▶ Information supplied

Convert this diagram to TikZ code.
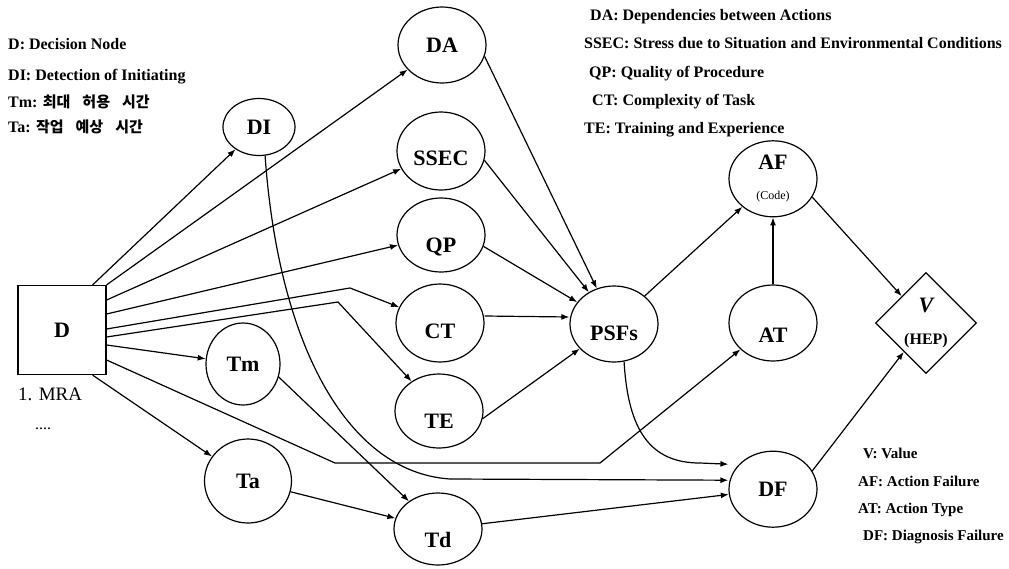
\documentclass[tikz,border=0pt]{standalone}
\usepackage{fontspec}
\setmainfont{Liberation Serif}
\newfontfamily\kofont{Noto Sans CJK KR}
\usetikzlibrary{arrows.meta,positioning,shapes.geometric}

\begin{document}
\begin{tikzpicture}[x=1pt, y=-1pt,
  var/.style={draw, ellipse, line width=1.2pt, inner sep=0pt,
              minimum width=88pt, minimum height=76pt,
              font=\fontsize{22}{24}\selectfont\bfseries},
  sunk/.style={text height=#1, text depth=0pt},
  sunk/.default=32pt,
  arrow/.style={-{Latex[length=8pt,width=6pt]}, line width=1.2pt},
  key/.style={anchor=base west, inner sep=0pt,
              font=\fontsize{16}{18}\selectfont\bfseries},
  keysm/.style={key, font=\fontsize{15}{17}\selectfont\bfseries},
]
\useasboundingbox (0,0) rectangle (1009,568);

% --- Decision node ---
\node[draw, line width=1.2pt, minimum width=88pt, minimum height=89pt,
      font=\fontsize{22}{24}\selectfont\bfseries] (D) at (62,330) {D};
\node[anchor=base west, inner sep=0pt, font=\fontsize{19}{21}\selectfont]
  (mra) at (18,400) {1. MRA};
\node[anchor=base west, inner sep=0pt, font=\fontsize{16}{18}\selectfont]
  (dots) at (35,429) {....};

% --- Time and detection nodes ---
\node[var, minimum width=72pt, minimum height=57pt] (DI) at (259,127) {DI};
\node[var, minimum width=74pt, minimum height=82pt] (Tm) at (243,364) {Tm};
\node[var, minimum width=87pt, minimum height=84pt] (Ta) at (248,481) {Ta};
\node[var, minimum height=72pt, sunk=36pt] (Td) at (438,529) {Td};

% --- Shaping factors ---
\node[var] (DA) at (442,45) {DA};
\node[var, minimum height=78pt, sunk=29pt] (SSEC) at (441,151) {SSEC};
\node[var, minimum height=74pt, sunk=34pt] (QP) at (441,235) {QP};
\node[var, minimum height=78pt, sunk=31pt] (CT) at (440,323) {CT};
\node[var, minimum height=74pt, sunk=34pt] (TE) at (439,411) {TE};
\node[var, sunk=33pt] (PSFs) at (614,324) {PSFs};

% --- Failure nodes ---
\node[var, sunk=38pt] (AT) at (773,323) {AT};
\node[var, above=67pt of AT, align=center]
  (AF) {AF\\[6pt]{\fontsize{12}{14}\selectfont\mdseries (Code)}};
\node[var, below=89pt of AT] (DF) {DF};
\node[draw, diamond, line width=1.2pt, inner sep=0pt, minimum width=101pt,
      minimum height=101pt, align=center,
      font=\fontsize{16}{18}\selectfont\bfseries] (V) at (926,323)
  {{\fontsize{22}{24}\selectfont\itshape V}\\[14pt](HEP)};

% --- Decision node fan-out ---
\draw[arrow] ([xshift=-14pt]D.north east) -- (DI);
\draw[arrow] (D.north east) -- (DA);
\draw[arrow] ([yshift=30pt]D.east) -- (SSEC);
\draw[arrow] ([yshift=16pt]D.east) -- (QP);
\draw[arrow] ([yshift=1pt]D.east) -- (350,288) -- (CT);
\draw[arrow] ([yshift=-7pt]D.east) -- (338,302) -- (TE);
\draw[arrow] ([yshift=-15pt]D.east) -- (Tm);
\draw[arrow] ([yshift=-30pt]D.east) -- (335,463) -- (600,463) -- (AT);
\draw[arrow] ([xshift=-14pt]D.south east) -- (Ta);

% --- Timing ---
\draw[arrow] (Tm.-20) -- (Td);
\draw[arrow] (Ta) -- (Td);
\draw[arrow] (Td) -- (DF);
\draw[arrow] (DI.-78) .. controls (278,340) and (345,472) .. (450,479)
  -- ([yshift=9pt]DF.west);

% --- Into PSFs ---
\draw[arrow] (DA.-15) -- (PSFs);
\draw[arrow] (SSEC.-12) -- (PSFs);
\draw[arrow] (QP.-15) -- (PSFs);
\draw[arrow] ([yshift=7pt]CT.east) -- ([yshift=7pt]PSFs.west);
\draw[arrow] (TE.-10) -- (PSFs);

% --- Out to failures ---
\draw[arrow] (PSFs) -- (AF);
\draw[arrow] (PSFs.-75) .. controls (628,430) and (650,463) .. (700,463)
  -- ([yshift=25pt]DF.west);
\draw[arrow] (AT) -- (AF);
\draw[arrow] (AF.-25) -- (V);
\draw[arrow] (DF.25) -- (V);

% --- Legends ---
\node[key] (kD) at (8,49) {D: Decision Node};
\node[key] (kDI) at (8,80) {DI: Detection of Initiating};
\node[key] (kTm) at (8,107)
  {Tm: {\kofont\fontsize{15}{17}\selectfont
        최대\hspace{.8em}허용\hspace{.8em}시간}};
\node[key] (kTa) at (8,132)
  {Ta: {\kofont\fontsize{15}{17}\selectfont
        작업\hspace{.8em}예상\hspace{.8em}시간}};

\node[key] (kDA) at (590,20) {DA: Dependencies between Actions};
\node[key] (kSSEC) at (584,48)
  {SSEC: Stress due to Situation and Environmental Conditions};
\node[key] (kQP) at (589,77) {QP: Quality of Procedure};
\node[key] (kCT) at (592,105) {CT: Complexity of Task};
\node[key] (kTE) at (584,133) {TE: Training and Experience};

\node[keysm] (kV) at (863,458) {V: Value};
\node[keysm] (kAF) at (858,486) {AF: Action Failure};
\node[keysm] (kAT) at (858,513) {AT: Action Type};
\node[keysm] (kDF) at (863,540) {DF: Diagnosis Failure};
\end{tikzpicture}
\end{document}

--

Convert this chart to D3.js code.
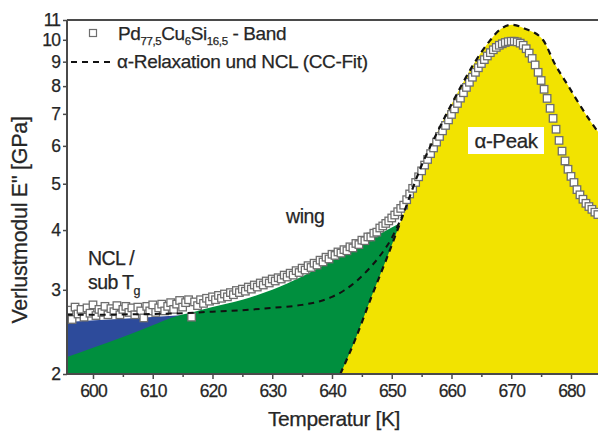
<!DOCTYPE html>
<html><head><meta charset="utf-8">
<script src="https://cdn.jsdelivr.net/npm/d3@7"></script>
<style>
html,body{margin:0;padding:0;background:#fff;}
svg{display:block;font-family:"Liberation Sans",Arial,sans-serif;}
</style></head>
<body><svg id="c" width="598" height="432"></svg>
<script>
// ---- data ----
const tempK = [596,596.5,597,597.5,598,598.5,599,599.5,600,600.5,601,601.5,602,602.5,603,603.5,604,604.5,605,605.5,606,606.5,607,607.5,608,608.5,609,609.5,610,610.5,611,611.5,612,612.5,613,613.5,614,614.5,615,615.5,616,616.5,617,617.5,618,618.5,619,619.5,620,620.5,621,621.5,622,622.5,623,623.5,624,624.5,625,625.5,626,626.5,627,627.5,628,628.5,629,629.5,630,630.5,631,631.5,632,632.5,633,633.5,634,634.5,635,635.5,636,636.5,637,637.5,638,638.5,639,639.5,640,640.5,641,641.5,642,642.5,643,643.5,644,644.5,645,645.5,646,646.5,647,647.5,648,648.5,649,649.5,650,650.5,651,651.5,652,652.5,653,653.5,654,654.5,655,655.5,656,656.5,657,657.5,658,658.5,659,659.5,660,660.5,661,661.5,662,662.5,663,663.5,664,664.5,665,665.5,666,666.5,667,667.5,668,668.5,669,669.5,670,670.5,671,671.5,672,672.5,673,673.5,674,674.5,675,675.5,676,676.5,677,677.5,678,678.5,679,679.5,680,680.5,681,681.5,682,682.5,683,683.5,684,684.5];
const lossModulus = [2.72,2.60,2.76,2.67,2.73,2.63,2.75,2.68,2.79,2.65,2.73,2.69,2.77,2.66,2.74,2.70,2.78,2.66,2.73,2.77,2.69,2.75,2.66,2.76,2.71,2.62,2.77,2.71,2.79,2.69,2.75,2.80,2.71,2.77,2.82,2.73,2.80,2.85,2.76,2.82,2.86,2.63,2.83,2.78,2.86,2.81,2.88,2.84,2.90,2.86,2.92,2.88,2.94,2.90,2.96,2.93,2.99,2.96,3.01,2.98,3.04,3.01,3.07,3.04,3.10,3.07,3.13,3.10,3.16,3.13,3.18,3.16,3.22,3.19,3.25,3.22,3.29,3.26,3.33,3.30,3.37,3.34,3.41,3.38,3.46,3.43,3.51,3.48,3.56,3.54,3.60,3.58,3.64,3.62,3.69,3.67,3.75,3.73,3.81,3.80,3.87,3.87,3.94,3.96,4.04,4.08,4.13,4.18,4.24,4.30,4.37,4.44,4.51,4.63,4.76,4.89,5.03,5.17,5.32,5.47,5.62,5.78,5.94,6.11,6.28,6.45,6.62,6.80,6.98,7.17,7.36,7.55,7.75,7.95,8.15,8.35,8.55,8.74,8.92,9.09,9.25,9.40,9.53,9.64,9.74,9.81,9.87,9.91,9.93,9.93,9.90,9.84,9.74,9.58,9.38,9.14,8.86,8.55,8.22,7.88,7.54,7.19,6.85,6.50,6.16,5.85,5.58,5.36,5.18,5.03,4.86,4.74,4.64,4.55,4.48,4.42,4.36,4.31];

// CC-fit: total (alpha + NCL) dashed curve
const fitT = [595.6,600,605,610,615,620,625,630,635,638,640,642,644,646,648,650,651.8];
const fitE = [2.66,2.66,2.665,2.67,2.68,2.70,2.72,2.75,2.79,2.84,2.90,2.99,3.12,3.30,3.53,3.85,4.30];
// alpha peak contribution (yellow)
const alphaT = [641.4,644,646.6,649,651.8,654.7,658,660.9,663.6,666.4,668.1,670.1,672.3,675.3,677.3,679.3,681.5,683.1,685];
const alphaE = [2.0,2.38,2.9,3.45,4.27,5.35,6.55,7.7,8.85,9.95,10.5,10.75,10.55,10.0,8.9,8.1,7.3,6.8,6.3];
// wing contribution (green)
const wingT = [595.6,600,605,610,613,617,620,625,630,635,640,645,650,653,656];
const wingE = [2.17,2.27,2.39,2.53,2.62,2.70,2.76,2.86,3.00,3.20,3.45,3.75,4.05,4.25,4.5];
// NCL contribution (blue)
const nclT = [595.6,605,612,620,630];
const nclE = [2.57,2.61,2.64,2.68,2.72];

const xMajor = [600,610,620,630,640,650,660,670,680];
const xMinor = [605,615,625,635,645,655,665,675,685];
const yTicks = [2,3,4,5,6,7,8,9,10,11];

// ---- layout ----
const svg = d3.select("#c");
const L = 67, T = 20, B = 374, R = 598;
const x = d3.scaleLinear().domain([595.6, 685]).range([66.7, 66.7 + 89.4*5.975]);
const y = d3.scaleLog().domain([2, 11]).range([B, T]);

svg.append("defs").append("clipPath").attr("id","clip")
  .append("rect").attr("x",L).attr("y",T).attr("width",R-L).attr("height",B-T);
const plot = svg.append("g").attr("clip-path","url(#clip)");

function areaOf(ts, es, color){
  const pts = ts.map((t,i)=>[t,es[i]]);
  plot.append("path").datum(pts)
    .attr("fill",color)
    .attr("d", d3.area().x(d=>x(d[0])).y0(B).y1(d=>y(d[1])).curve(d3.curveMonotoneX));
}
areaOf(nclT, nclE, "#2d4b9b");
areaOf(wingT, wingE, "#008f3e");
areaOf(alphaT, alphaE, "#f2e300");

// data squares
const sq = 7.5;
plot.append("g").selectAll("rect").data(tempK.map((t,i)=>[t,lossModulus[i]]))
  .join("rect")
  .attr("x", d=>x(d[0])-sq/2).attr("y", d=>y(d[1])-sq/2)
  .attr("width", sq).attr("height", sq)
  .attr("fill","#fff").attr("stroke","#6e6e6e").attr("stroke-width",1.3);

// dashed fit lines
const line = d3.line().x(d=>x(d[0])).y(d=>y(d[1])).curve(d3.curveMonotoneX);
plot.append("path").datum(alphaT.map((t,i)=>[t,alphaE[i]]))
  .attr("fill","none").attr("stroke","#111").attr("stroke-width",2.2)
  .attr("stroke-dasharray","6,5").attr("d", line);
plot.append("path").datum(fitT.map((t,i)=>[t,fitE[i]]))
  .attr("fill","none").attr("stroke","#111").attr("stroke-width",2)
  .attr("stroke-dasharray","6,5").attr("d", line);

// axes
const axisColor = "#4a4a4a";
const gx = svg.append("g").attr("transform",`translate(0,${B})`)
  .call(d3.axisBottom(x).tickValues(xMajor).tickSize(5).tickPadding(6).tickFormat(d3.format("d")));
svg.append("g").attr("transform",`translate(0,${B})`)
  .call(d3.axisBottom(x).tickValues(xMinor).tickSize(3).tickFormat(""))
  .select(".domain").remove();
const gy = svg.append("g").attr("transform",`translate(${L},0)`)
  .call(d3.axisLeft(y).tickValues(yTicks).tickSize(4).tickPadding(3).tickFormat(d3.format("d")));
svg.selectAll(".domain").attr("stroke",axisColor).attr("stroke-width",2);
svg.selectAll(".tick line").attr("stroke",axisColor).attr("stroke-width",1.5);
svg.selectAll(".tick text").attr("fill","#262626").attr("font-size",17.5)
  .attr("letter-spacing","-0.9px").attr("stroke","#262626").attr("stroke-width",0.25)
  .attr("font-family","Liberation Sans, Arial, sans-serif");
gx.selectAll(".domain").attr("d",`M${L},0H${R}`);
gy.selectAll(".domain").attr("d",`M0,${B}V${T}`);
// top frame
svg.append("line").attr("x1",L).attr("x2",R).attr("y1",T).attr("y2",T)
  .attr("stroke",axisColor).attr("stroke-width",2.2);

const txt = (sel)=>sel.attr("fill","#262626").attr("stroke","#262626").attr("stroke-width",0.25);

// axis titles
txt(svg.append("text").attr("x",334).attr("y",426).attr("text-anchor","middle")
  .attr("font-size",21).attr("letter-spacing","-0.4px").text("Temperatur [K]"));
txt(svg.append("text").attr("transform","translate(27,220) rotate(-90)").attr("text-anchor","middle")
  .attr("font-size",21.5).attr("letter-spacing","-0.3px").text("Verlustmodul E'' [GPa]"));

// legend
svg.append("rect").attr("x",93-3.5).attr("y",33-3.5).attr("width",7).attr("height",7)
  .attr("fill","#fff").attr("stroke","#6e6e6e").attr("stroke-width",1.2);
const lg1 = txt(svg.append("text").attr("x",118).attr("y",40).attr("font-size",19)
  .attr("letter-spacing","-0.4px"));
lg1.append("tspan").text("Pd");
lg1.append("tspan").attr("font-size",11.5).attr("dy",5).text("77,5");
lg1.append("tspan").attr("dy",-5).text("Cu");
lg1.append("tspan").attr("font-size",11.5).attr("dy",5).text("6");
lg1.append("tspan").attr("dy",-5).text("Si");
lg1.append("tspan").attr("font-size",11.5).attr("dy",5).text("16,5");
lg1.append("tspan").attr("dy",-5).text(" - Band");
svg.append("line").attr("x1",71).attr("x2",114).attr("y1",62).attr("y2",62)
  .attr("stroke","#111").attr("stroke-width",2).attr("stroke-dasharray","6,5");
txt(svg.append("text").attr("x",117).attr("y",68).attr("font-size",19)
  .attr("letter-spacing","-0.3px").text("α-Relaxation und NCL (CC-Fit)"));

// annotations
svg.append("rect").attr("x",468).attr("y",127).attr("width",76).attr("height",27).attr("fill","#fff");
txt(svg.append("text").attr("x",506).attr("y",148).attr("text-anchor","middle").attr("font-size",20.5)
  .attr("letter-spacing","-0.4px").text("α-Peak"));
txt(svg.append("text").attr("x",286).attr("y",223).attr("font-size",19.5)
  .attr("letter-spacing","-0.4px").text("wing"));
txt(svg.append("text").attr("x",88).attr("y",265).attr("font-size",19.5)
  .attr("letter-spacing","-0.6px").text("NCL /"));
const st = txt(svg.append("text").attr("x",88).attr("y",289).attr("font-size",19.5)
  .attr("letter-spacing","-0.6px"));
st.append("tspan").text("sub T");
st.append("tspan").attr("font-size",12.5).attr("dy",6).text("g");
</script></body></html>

--

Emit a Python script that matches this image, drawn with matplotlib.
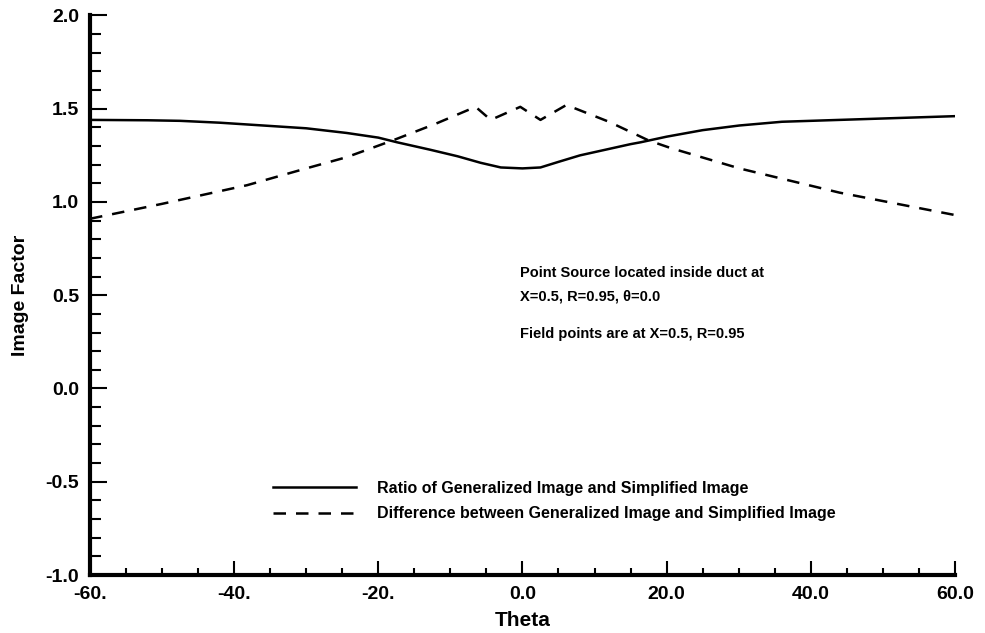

▶ Goal of the exercise
How many lines in the listing above contain "script"? Answer with the number alone.

▶ Exercise solution
4